### [EXTRACTED MATERIAL]
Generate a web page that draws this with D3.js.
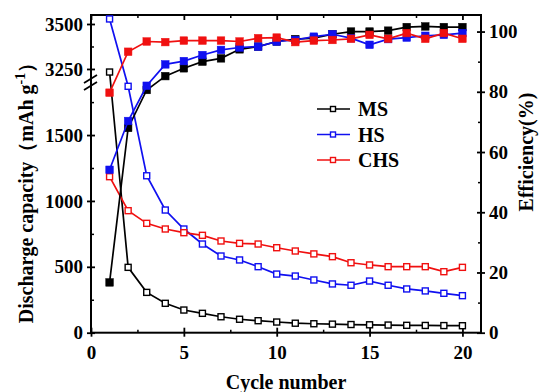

* * *

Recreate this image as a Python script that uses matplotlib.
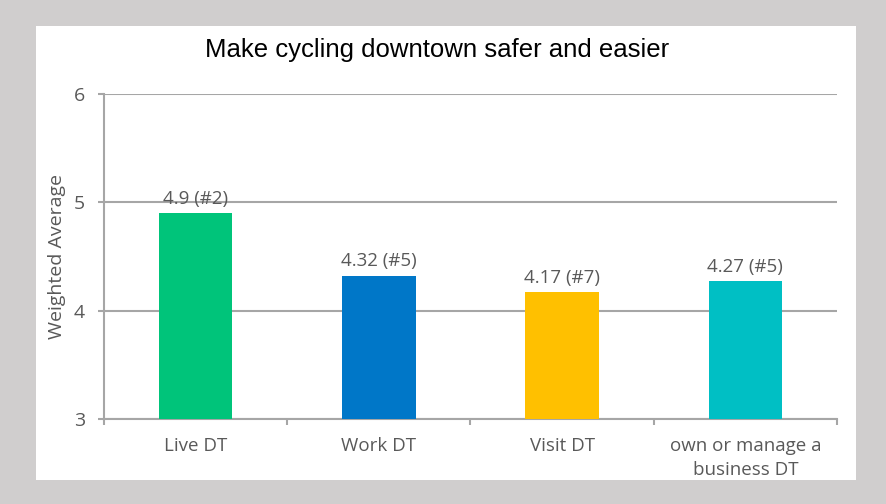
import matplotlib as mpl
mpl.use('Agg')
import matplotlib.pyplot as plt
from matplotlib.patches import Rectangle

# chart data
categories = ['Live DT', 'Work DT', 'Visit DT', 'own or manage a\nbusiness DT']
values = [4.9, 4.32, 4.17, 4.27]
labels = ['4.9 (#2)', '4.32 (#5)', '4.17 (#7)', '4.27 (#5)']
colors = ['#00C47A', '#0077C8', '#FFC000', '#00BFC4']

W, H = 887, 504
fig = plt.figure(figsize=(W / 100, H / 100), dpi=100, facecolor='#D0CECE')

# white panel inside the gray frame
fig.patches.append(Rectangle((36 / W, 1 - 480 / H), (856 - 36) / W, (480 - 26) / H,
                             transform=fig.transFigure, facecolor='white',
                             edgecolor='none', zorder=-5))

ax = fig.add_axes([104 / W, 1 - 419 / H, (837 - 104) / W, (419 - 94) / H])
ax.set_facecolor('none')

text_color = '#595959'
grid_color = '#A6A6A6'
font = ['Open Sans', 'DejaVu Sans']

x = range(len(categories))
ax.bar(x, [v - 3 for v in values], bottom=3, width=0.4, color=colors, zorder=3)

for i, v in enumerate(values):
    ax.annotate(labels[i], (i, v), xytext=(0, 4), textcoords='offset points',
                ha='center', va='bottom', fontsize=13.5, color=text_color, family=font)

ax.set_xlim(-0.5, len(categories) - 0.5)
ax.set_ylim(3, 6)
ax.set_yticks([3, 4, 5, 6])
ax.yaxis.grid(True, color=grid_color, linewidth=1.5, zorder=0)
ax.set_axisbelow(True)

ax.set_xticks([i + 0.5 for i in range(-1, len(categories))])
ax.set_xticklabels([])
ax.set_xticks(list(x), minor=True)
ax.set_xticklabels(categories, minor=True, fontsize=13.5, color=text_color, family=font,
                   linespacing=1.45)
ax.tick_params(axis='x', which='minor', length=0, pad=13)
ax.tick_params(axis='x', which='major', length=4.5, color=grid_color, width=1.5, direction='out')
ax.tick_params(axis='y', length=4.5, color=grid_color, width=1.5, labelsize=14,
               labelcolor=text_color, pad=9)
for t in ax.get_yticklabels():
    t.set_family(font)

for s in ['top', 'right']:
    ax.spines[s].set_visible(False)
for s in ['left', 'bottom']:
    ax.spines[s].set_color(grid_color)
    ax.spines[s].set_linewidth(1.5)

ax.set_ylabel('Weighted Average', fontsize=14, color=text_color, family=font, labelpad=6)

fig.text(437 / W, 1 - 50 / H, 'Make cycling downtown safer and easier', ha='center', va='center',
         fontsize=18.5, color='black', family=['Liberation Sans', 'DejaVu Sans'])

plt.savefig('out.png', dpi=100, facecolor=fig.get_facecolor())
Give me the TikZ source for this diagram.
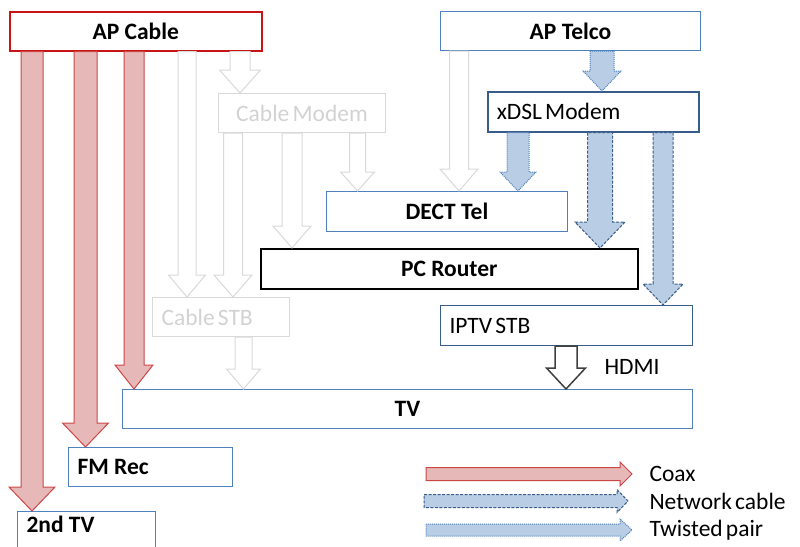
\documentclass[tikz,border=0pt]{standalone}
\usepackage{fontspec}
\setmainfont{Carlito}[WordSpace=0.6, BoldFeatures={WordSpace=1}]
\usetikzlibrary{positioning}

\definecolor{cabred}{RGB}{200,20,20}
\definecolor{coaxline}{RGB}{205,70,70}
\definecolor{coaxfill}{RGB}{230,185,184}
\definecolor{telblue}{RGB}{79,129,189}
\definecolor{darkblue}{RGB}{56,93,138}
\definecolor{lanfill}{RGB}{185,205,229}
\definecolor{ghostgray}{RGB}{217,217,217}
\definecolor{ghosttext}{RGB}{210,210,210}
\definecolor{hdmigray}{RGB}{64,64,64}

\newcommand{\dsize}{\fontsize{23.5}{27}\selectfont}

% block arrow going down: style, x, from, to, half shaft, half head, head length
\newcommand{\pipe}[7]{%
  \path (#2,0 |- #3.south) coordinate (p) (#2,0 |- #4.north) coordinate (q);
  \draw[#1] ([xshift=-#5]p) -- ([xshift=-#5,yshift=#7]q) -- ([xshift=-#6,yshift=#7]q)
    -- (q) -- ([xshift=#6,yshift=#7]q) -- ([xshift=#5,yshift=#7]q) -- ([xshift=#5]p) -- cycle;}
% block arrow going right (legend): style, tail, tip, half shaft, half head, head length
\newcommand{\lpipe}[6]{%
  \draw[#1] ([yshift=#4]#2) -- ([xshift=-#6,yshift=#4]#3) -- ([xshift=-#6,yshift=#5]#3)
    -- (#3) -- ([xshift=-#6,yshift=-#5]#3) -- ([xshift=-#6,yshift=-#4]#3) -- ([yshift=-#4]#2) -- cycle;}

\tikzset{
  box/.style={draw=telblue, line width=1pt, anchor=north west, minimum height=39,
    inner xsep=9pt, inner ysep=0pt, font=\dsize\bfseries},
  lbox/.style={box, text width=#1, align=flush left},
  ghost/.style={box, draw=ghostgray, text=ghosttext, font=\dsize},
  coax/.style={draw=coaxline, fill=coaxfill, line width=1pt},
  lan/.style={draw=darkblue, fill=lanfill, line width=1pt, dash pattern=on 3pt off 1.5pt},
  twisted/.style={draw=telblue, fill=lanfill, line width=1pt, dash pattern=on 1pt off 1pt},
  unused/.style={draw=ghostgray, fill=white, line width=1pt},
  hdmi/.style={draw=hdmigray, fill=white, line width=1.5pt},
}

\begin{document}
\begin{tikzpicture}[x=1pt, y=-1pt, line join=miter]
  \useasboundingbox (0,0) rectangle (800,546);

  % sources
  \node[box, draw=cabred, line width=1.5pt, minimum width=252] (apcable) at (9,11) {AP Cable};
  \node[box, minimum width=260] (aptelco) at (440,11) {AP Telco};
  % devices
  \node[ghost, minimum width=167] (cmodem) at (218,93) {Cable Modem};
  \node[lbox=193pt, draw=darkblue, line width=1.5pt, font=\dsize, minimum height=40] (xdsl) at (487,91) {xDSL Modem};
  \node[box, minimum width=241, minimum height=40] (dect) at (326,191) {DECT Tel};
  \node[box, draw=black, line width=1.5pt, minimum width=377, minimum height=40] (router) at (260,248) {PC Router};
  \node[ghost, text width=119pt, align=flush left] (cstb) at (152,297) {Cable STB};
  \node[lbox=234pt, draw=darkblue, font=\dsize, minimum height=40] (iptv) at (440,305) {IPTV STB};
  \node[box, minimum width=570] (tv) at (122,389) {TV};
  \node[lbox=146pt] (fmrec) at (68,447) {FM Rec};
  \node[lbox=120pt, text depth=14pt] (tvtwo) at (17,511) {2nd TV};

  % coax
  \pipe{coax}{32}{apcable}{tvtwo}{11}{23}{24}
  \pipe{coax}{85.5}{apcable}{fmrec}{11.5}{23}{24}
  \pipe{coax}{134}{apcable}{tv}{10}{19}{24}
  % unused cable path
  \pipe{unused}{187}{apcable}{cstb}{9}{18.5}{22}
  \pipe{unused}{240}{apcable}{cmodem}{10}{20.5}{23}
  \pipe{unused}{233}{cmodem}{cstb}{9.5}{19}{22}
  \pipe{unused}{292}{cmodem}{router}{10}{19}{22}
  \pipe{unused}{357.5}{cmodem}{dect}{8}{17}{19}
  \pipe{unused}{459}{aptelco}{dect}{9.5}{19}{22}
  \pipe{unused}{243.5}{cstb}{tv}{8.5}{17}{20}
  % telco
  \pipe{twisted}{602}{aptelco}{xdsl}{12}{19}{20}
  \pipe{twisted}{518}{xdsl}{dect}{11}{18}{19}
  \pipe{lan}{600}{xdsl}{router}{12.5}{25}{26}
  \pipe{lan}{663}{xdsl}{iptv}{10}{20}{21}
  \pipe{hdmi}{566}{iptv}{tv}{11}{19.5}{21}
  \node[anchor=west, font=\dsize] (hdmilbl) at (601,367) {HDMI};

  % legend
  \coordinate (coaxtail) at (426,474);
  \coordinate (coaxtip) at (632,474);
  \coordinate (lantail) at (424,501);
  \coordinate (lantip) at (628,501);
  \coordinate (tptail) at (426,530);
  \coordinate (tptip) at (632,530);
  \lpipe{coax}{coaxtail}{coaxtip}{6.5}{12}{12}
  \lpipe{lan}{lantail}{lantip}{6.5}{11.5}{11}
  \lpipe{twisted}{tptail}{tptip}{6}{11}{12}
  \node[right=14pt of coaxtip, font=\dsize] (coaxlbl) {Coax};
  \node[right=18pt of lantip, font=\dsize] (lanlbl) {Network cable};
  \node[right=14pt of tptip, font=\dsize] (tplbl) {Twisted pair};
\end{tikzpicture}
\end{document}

==

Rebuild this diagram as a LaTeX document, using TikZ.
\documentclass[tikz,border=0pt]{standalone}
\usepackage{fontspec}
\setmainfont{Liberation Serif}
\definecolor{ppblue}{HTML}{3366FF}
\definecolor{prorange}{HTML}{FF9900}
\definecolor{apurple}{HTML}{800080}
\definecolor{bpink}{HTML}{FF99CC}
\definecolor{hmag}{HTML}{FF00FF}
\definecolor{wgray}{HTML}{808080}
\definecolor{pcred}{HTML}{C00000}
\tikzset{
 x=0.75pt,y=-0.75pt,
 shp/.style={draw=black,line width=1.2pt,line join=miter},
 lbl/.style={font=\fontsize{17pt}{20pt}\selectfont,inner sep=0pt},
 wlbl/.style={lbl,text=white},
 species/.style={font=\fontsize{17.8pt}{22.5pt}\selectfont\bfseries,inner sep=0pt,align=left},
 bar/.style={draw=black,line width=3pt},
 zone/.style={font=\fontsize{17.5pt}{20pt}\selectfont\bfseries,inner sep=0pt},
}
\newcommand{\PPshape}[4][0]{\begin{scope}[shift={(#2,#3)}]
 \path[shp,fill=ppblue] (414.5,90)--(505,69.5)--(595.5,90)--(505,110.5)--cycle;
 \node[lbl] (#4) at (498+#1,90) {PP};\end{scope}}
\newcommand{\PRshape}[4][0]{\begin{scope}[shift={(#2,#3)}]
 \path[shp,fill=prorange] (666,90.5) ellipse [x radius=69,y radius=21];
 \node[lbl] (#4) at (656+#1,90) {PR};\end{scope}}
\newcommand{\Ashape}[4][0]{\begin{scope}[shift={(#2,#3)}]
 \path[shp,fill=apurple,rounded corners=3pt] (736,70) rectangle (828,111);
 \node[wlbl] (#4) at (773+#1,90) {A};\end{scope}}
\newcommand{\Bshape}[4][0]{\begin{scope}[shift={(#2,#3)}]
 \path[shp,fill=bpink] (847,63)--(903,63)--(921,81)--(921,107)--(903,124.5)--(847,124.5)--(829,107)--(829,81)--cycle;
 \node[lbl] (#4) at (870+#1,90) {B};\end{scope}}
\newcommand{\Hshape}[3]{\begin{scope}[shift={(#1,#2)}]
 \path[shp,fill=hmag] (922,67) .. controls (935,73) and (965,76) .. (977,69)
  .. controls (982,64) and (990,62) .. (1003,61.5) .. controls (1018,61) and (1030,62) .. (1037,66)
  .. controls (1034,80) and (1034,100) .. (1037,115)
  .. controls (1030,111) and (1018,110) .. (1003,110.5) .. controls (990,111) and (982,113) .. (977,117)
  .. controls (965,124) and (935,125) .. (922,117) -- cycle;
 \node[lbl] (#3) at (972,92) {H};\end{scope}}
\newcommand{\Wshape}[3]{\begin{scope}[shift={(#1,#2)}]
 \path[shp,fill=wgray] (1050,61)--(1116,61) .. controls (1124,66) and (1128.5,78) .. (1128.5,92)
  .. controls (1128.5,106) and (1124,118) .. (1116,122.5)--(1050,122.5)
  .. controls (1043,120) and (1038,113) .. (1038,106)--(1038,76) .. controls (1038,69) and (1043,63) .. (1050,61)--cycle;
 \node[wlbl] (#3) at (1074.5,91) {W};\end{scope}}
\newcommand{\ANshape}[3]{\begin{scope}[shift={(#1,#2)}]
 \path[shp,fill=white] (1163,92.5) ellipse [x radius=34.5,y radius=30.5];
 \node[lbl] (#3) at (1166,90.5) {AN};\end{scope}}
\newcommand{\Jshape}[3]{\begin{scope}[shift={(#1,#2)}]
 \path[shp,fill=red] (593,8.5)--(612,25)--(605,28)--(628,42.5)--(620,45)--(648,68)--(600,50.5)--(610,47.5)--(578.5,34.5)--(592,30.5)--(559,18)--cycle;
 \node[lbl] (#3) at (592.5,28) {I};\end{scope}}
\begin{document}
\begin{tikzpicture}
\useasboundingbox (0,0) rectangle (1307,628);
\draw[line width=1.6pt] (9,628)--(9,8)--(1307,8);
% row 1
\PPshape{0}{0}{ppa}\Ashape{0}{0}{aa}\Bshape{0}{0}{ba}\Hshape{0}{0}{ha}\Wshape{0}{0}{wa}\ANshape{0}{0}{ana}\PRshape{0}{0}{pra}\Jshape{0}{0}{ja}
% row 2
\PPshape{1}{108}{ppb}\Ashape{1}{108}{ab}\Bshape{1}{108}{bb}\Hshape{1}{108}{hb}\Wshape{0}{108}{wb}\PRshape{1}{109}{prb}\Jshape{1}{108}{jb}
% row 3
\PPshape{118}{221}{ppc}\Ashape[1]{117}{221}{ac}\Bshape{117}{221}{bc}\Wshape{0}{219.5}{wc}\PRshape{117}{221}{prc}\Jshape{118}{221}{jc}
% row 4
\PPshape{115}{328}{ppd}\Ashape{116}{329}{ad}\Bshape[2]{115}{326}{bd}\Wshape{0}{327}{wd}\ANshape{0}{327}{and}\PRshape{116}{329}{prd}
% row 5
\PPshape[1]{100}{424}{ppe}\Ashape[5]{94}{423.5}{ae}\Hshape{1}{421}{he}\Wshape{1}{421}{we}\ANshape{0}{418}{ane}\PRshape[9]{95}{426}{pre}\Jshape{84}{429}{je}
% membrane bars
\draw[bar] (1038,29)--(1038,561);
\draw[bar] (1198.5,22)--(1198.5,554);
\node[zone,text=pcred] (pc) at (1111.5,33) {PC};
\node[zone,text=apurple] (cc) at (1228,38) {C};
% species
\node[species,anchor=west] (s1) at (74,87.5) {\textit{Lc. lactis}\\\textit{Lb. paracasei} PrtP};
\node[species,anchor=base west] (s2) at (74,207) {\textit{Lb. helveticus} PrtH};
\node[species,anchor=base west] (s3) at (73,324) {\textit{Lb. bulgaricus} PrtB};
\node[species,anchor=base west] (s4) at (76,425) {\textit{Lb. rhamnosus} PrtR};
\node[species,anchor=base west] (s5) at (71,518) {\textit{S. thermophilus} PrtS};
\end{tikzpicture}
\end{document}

### [DO THIS]
Only the lines from "Recreate this image" through "colors = ['#00C47A', '#0077C8', '#FFC000', '#00BFC4']" should appear in your output, copied exactly with both end lines, and with no pictures.

### [RESULT OF THE TASK]
Recreate this image as a Python script that uses matplotlib.
import matplotlib as mpl
mpl.use('Agg')
import matplotlib.pyplot as plt
from matplotlib.patches import Rectangle

# chart data
categories = ['Live DT', 'Work DT', 'Visit DT', 'own or manage a\nbusiness DT']
values = [4.9, 4.32, 4.17, 4.27]
labels = ['4.9 (#2)', '4.32 (#5)', '4.17 (#7)', '4.27 (#5)']
colors = ['#00C47A', '#0077C8', '#FFC000', '#00BFC4']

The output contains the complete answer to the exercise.